Copy each line below in which the string "that" occurs.

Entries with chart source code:
===

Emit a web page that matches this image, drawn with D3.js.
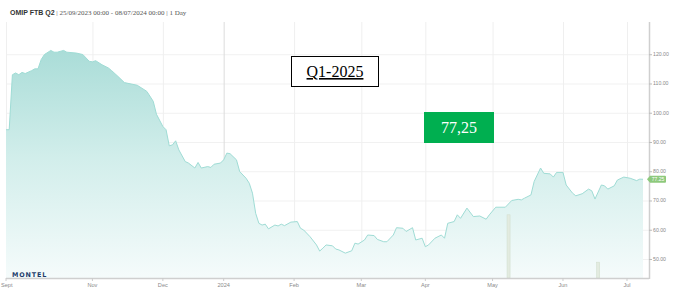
<!DOCTYPE html>
<html><head><meta charset="utf-8">
<script src="https://cdn.jsdelivr.net/npm/d3@7"></script>
<style>html,body{margin:0;padding:0;background:#fff;overflow:hidden}</style>
</head><body>
<svg id="c" width="673" height="293"></svg>
<script>
const dates = ["2023-09-25","2023-09-26","2023-09-27","2023-09-28","2023-09-29","2023-10-02","2023-10-03","2023-10-05","2023-10-06","2023-10-09","2023-10-10","2023-10-11","2023-10-13","2023-10-16","2023-10-17","2023-10-19","2023-10-20","2023-10-25","2023-10-27","2023-10-31",
"2023-11-01","2023-11-02","2023-11-06","2023-11-08","2023-11-09","2023-11-13","2023-11-15","2023-11-21","2023-11-24","2023-11-28","2023-11-29",
"2023-12-01","2023-12-04","2023-12-05","2023-12-06","2023-12-07","2023-12-08","2023-12-12","2023-12-13","2023-12-15","2023-12-18","2023-12-19","2023-12-21","2023-12-22","2023-12-27","2023-12-29",
"2024-01-02","2024-01-03","2024-01-04","2024-01-08","2024-01-09","2024-01-11","2024-01-12","2024-01-15","2024-01-16","2024-01-17","2024-01-18","2024-01-19","2024-01-22","2024-01-24","2024-01-25","2024-01-26","2024-01-29","2024-01-31",
"2024-02-02","2024-02-05","2024-02-06","2024-02-08","2024-02-12","2024-02-13","2024-02-14","2024-02-15","2024-02-19","2024-02-20","2024-02-21","2024-02-23","2024-02-27","2024-02-28","2024-02-29",
"2024-03-04","2024-03-05","2024-03-07","2024-03-08","2024-03-12","2024-03-13","2024-03-15","2024-03-18","2024-03-20","2024-03-21","2024-03-25","2024-03-26","2024-03-28",
"2024-04-02","2024-04-03","2024-04-05","2024-04-09","2024-04-10","2024-04-11","2024-04-15","2024-04-16","2024-04-17","2024-04-19","2024-04-23","2024-04-25","2024-04-29","2024-04-30",
"2024-05-03","2024-05-08","2024-05-10","2024-05-14","2024-05-15","2024-05-16","2024-05-20","2024-05-21","2024-05-23","2024-05-24","2024-05-28","2024-05-29","2024-05-30",
"2024-06-03","2024-06-04","2024-06-06","2024-06-07","2024-06-11","2024-06-13","2024-06-14","2024-06-17","2024-06-19","2024-06-20","2024-06-21","2024-06-25","2024-06-26","2024-06-28",
"2024-07-02","2024-07-04","2024-07-05","2024-07-08"];
const prices = [94.2,94.2,113.0,113.6,113.0,113.8,113.4,114.4,115.0,115.0,118.2,119.9,121.3,120.7,120.7,121.3,120.7,120.4,119.9,117.6,
117.4,117.8,116.4,115.3,114.4,112.4,110.3,109.4,107.3,103.9,99.5,
95.3,94.2,88.7,89.0,90.4,87.3,83.3,82.8,81.1,83.0,81.1,81.6,81.3,82.4,82.8,
83.9,86.2,86.0,83.9,79.9,77.6,75.9,72.5,65.6,62.2,61.6,61.9,60.3,61.6,61.3,61.9,61.4,62.6,
62.8,60.5,59.9,57.6,54.8,52.7,53.7,54.8,54.5,53.4,53.1,52.0,52.8,55.4,55.1,
56.5,58.2,58.0,56.7,55.9,55.9,58.2,60.7,60.5,59.4,60.7,56.5,57.1,
54.2,54.8,57.1,58.2,57.1,62.2,62.8,65.1,63.9,67.4,64.5,64.7,63.6,65.1,
67.7,67.7,70.0,70.4,70.2,70.8,71.9,76.5,81.1,79.3,79.1,78.0,79.6,
79.6,75.3,72.5,71.6,72.3,73.9,73.3,70.5,75.3,75.0,73.9,75.0,77.0,78.0,
77.6,76.8,77.3,77.25];
const volumeDates = ["2024-05-09","2024-06-18"];
const volumes = [800, 200];
const holidays = ["2023-12-25","2023-12-26","2024-01-01","2024-03-29","2024-04-01","2024-05-01"];
const monthTickDates = ["2023-09-25","2023-11-01","2023-12-01","2024-01-02","2024-02-01","2024-03-01","2024-04-02","2024-05-02","2024-06-03","2024-07-01"];
const monthTickLabels = ["Sept","Nov","Dec","2024","Feb","Mar","Apr","May","Jun","Jul"];
const yTicks = [50,60,70,80,90,100,110,120];
const lastValue = 77.25;
const lastLabel = "77.25";
const contractLabel = "Q1-2025";
const priceLabel = "77,25";

// trading calendar (weekdays minus holidays)
const fmt = d3.utcFormat("%Y-%m-%d");
const days = d3.utcDays(new Date("2023-09-25"), new Date("2024-07-09"))
  .filter(d => d.getUTCDay() !== 0 && d.getUTCDay() !== 6 && !holidays.includes(fmt(d)))
  .map(fmt);
const idx = new Map(days.map((d,i)=>[d,i]));

const svg = d3.select("#c");
const L = 6, R = 643, AX = 649, TOP = 22, BOT = 278;
const x = d3.scaleLinear().domain([0, days.length-1]).range([L, R]);
const y = d3.scaleLinear().domain([43.5, 130]).range([BOT, 25]);
const yv = d3.scaleLinear().domain([0, 1000]).range([BOT, BOT-79]);

const defs = svg.append("defs");
const g = defs.append("linearGradient").attr("id","fill").attr("gradientUnits","userSpaceOnUse")
  .attr("x1",0).attr("y1",40).attr("x2",0).attr("y2",BOT);
g.append("stop").attr("offset",0).attr("stop-color","#a6dbd6");
g.append("stop").attr("offset",0.5).attr("stop-color","#d2eeeb");
g.append("stop").attr("offset",1).attr("stop-color","#f5fbfb");

// horizontal grid
svg.append("g").selectAll("line").data(yTicks).join("line")
  .attr("x1",L).attr("x2",AX).attr("y1",d=>y(d)+0.5).attr("y2",d=>y(d)+0.5)
  .attr("stroke","#f1f1f1").attr("stroke-width",1);
// vertical grid
svg.append("g").selectAll("line").data(monthTickDates).join("line")
  .attr("x1",d=>x(idx.get(d))+0.5).attr("x2",d=>x(idx.get(d))+0.5)
  .attr("y1",TOP).attr("y2",BOT)
  .attr("stroke",(d,i)=>monthTickLabels[i]==="2024" ? "#dcdcdc" : "#efefef")
  .attr("stroke-width",1);

const data = dates.map((d,i)=>({i: idx.get(d), v: prices[i]}));
svg.append("path").datum(data)
  .attr("d", d3.area().x(d=>x(d.i)).y0(BOT).y1(d=>y(d.v)))
  .attr("fill","url(#fill)");
svg.append("path").datum(data)
  .attr("d", d3.line().x(d=>x(d.i)).y(d=>y(d.v)))
  .attr("fill","none").attr("stroke","#9fdcd5").attr("stroke-width",1);

// volume bars
svg.append("g").selectAll("rect").data(volumeDates).join("rect")
  .attr("x",d=>x(idx.get(d))-1.5).attr("width",3)
  .attr("y",(d,i)=>yv(volumes[i])).attr("height",(d,i)=>BOT-yv(volumes[i]))
  .attr("fill","#e3ebe0").attr("stroke","#d3dfd0").attr("stroke-width",0.6);

// axes lines
svg.append("line").attr("x1",L).attr("x2",AX).attr("y1",BOT+0.5).attr("y2",BOT+0.5).attr("stroke","#cfcfcf").attr("stroke-width",1.5);
svg.append("line").attr("x1",AX+0.5).attr("x2",AX+0.5).attr("y1",TOP).attr("y2",BOT+1).attr("stroke","#cfcfcf").attr("stroke-width",1.5);

// y axis ticks/labels
const ya = svg.append("g");
ya.selectAll("line").data(yTicks).join("line")
  .attr("x1",AX).attr("x2",AX+3).attr("y1",d=>y(d)+0.5).attr("y2",d=>y(d)+0.5).attr("stroke","#bbb");
ya.selectAll("text").data(yTicks).join("text")
  .attr("x",AX+4).attr("y",d=>y(d)+2)
  .attr("font-family","Liberation Sans, Arial, sans-serif").attr("font-size",5.2).attr("fill","#8a8a8a")
  .text(d=>d3.format(".2f")(d));

// x axis labels
const xa = svg.append("g");
xa.selectAll("line").data(monthTickDates).join("line")
  .attr("x1",d=>x(idx.get(d))).attr("x2",d=>x(idx.get(d))).attr("y1",BOT).attr("y2",BOT+3).attr("stroke","#ccc");
xa.selectAll("text").data(monthTickDates).join("text")
  .attr("x",(d,i)=> i===0 ? 1 : x(idx.get(d)))
  .attr("text-anchor",(d,i)=> i===0 ? "start" : "middle")
  .attr("y",BOT+9)
  .attr("font-family","Liberation Sans, Arial, sans-serif").attr("font-size",5.6).attr("fill","#8a8a8a")
  .text((d,i)=>monthTickLabels[i]);

// last value tag
const ly = y(lastValue);
svg.append("path")
  .attr("d",`M${AX-2},${ly} L${AX+1},${ly-3.5} L${AX+16},${ly-3.5} Q${AX+17},${ly-3.5} ${AX+17},${ly-2.5} L${AX+17},${ly+2.5} Q${AX+17},${ly+3.5} ${AX+16},${ly+3.5} L${AX+1},${ly+3.5} Z`)
  .attr("fill","#8dc97c");
svg.append("text").attr("x",AX+9).attr("y",ly+1.8).attr("text-anchor","middle")
  .attr("font-family","Liberation Sans, Arial, sans-serif").attr("font-size",5).attr("fill","#fff").text(lastLabel);

// title
const t = svg.append("text").attr("x",10).attr("y",15).attr("font-size",7);
t.append("tspan").attr("font-family","Liberation Sans, Arial, sans-serif").attr("font-weight","bold").attr("fill","#333").text("OMIP FTB Q2");
t.append("tspan").attr("font-family","Liberation Serif, serif").attr("fill","#555").text(" | 25/09/2023 00:00 - 08/07/2024 00:00 | 1 Day");

// logo
svg.append("text").attr("x",12).attr("y",276.5)
  .attr("font-family","DejaVu Sans, sans-serif").attr("font-weight","bold").attr("font-size",6.4)
  .attr("letter-spacing",0.9).attr("fill","#1d3d6b").text("MONTEL");

// annotation boxes
svg.append("rect").attr("x",291.5).attr("y",56.5).attr("width",87).attr("height",30)
  .attr("fill","#fff").attr("stroke","#000").attr("stroke-width",1);
svg.append("text").attr("x",335).attr("y",77).attr("text-anchor","middle")
  .attr("font-family","Liberation Serif, serif").attr("font-size",16).attr("fill","#000")
  .attr("text-decoration","underline").text(contractLabel);
svg.append("rect").attr("x",424).attr("y",112).attr("width",70).attr("height",31).attr("fill","#00af50");
svg.append("text").attr("x",459).attr("y",133).attr("text-anchor","middle")
  .attr("font-family","Liberation Serif, serif").attr("font-size",16).attr("fill","#fff").text(priceLabel);
</script>
</body></html>
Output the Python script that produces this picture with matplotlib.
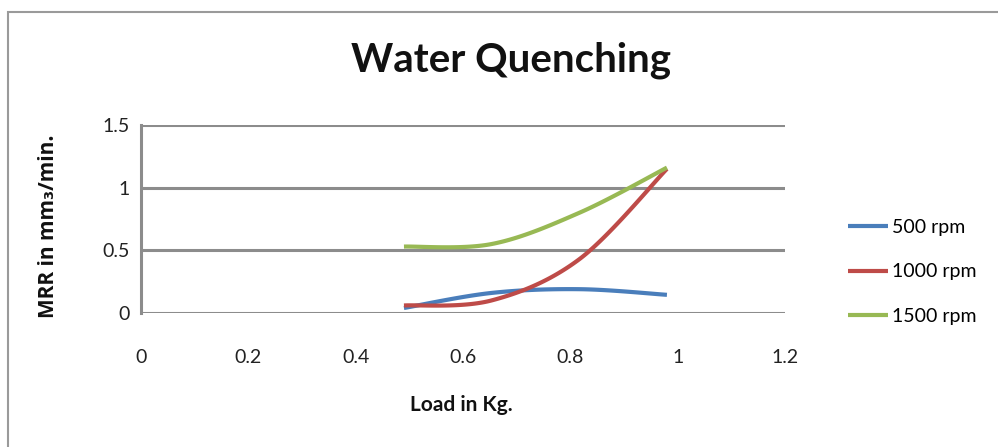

===

Exercise solution |
Emit a web page that matches this image, drawn with D3.js.
Output the Python script that produces this picture with matplotlib.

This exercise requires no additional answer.